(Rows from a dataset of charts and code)
==================================================

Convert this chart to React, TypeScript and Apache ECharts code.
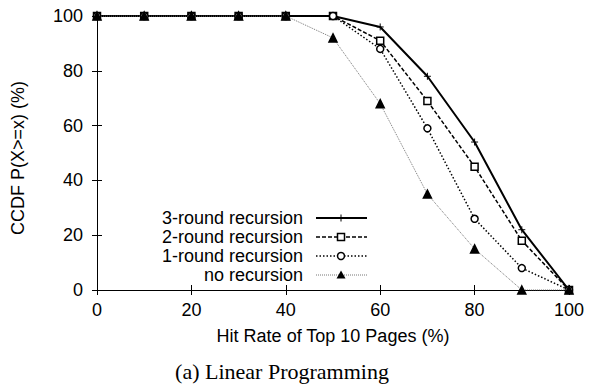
import React, { useEffect, useRef } from "react";
import * as echarts from "echarts";

const xValues = [0, 10, 20, 30, 40, 50, 60, 70, 80, 90, 100];
const round3 = [100, 100, 100, 100, 100, 100, 96, 78, 54, 22, 0];
const round2 = [100, 100, 100, 100, 100, 100, 91, 69, 45, 18, 0];
const round1 = [100, 100, 100, 100, 100, 100, 88, 59, 26, 8, 0];
const noRec = [100, 100, 100, 100, 100, 92, 68, 35, 15, 0, 0];
const seriesNames = ["3-round recursion", "2-round recursion", "1-round recursion", "no recursion"];
const xTitle = "Hit Rate of Top 10 Pages (%)";
const yTitle = "CCDF P(X>=x) (%)";
const caption = "(a) Linear Programming";

const FONT = "'Liberation Sans', Arial, Helvetica, sans-serif";
const PLUS = "path://M0,5L10,5M5,0L5,10";

export default function App() {
  const ref = useRef<HTMLDivElement>(null);
  useEffect(() => {
    const chart = echarts.init(ref.current!, null, { renderer: "svg" });
    const pair = (ys: number[]) => xValues.map((x, i) => [x, ys[i]]);
    const styles = [
      { data: round3, width: 2, type: "solid" as any, color: "#000", symbol: PLUS, size: 7, fill: "#000" },
      { data: round2, width: 1.5, type: [4, 2] as any, color: "#000", symbol: "rect", size: 7, fill: "#fff" },
      { data: round1, width: 1.5, type: [1.5, 2] as any, color: "#000", symbol: "circle", size: 7, fill: "#fff" },
      { data: noRec, width: 1, type: [1, 1] as any, color: "#777", symbol: "triangle", size: 8, fill: "#000" },
    ];
    const legendX0 = 316, legendX1 = 367, legendTextX = 303;
    const rowsY = [218, 237, 256, 275];
    const legendGraphics: any[] = [];
    styles.forEach((s, i) => {
      const y = rowsY[i];
      legendGraphics.push({
        type: "text", x: legendTextX, y,
        style: { text: seriesNames[i], textAlign: "right", textVerticalAlign: "middle", font: `18px ${FONT}`, fill: "#000" },
      });
      legendGraphics.push({
        type: "line", shape: { x1: legendX0, y1: y, x2: legendX1, y2: y },
        style: { stroke: s.color, lineWidth: s.width, lineDash: s.type === "solid" ? null : s.type },
      });
      const cx = 341;
      if (i === 0) {
        legendGraphics.push({ type: "line", shape: { x1: cx, y1: y - 3.5, x2: cx, y2: y + 3.5 }, style: { stroke: "#000", lineWidth: 1 } });
      } else if (i === 1) {
        legendGraphics.push({ type: "rect", shape: { x: cx - 3.5, y: y - 3.5, width: 7, height: 7 }, style: { fill: "#fff", stroke: "#000", lineWidth: 1.5 } });
      } else if (i === 2) {
        legendGraphics.push({ type: "circle", shape: { cx, cy: y, r: 3.5 }, style: { fill: "#fff", stroke: "#000", lineWidth: 1.5 } });
      } else {
        legendGraphics.push({ type: "polygon", shape: { points: [[cx, y - 4.5], [cx - 4.5, y + 3.5], [cx + 4.5, y + 3.5]] }, style: { fill: "#000" } });
      }
    });
    chart.setOption({
      animation: false,
      backgroundColor: "#fff",
      grid: { left: 97, right: 20, top: 16, bottom: 98, show: false },
      xAxis: [
        {
          type: "value", min: 0, max: 100, interval: 20,
          name: xTitle, nameLocation: "middle", nameGap: 37,
          nameTextStyle: { fontFamily: FONT, fontSize: 18, color: "#000" },
          axisLine: { lineStyle: { color: "#000", width: 1 } },
          axisTick: { inside: true, length: 5, lineStyle: { color: "#000" } },
          axisLabel: { fontFamily: FONT, fontSize: 18, color: "#000", margin: 11 },
          splitLine: { show: false },
        },
        {
          type: "value", min: 0, max: 100, interval: 20, position: "top",
          axisLine: { lineStyle: { color: "#000", width: 1 } },
          axisTick: { inside: true, length: 5, lineStyle: { color: "#000" } },
          axisLabel: { show: false }, splitLine: { show: false },
        },
      ],
      yAxis: [
        {
          type: "value", min: 0, max: 100, interval: 20,
          axisLine: { show: true, lineStyle: { color: "#000", width: 1 } },
          axisTick: { show: true, inside: true, length: 5, lineStyle: { color: "#000" } },
          axisLabel: { fontFamily: FONT, fontSize: 18, color: "#000", margin: 14 },
          splitLine: { show: false },
        },
        {
          type: "value", min: 0, max: 100, interval: 20, position: "right",
          axisLine: { show: true, lineStyle: { color: "#000", width: 1 } },
          axisTick: { show: true, inside: true, length: 5, lineStyle: { color: "#000" } },
          axisLabel: { show: false }, splitLine: { show: false },
        },
      ],
      series: styles.map((s, i) => ({
        name: seriesNames[i],
        type: "line",
        data: pair(s.data),
        symbol: s.symbol,
        symbolSize: s.size,
        showAllSymbol: true,
        lineStyle: { color: s.color, width: s.width, type: s.type },
        itemStyle: { color: s.fill, borderColor: "#000", borderWidth: i === 0 ? 1 : 1.5 },
        z: 2 + i,
      })),
      graphic: [
        ...legendGraphics,
        {
          type: "text", x: 18, y: 158, rotation: Math.PI / 2,
          style: { text: yTitle, textAlign: "center", textVerticalAlign: "middle", font: `18px ${FONT}`, fill: "#000" },
        },
        {
          type: "text", x: 282, y: 371,
          style: { text: caption, textAlign: "center", textVerticalAlign: "middle", font: "22px 'Liberation Serif', 'Times New Roman', serif", fill: "#000" },
        },
      ],
    });
    return () => chart.dispose();
  }, []);
  return <div ref={ref} style={{ width: 589, height: 388, position: "absolute", left: 0, top: 0 }} />;
}
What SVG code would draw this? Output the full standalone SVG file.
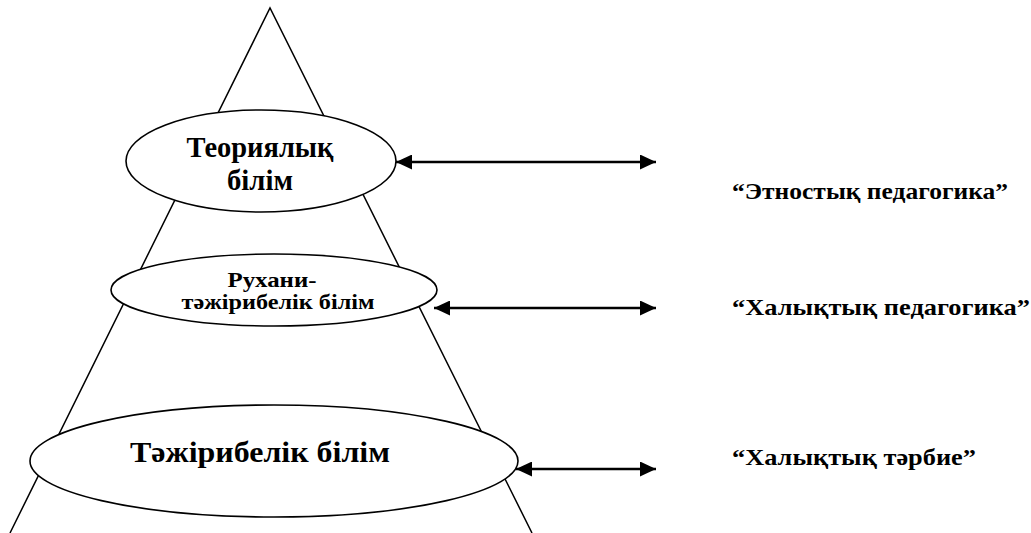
<svg xmlns="http://www.w3.org/2000/svg" width="1031" height="533" viewBox="0 0 1031 533">
<style>
.shape{fill:#fff;stroke:#000;stroke-width:1.6}
.edge{stroke:#000;stroke-width:2.4;fill:none}
.t{font-family:"Liberation Serif","Times New Roman","DejaVu Serif",serif;font-weight:bold;fill:#000}
</style>
<defs>
<marker id="ah" viewBox="0 0 16 15" refX="16" refY="7.5" markerWidth="16" markerHeight="15" markerUnits="userSpaceOnUse" orient="auto-start-reverse">
<path d="M0,0 L16,7.5 L0,15 Z" fill="#000"/>
</marker>
</defs>
<rect width="1031" height="533" fill="#fff"/>
<g id="pyramid">
<path d="M10,533 L270,8 L532,533" fill="none" stroke="#000" stroke-width="1.5"/>
</g>
<g id="node-theory">
<ellipse class="shape" cx="261" cy="161" rx="135" ry="51"/>
<text class="t" x="260" y="157" font-size="30" text-anchor="middle" textLength="147" lengthAdjust="spacingAndGlyphs">Теориялық</text>
<text class="t" x="260" y="190" font-size="30" text-anchor="middle" textLength="66" lengthAdjust="spacingAndGlyphs">білім</text>
</g>
<g id="node-spiritual">
<ellipse class="shape" cx="274" cy="290" rx="163" ry="36"/>
<text class="t" x="272" y="287" font-size="21" text-anchor="middle" textLength="89" lengthAdjust="spacingAndGlyphs">Рухани-</text>
<text class="t" x="278" y="309" font-size="21" text-anchor="middle" textLength="193" lengthAdjust="spacingAndGlyphs">тәжірибелік білім</text>
</g>
<g id="node-practical">
<ellipse class="shape" cx="274" cy="461" rx="244" ry="56"/>
<text class="t" x="260" y="462" font-size="29" text-anchor="middle" textLength="260" lengthAdjust="spacingAndGlyphs">Тәжірибелік білім</text>
</g>
<g id="connectors">
<line class="edge" x1="396" y1="162" x2="656" y2="162" marker-start="url(#ah)" marker-end="url(#ah)"/>
<line class="edge" x1="434" y1="308" x2="656" y2="308" marker-start="url(#ah)" marker-end="url(#ah)"/>
<line class="edge" x1="516" y1="469" x2="656" y2="469" marker-start="url(#ah)" marker-end="url(#ah)"/>
</g>
<g id="label-ethno">
<text class="t" x="732" y="199" font-size="24" textLength="276" lengthAdjust="spacingAndGlyphs">“Этностық педагогика”</text>
</g>
<g id="label-folk-ped">
<text class="t" x="732" y="315" font-size="24" textLength="298" lengthAdjust="spacingAndGlyphs">“Халықтық педагогика”</text>
</g>
<g id="label-folk-edu">
<text class="t" x="732" y="465" font-size="24" textLength="244" lengthAdjust="spacingAndGlyphs">“Халықтық тәрбие”</text>
</g>
</svg>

==================================================

▸ **What is needed**
Filter the entries down to the lines containing "React". Copy each of those lines.

▸ **Task answer**
Convert this chart to React, TypeScript and Apache ECharts code.
import React, { useEffect, useRef } from "react";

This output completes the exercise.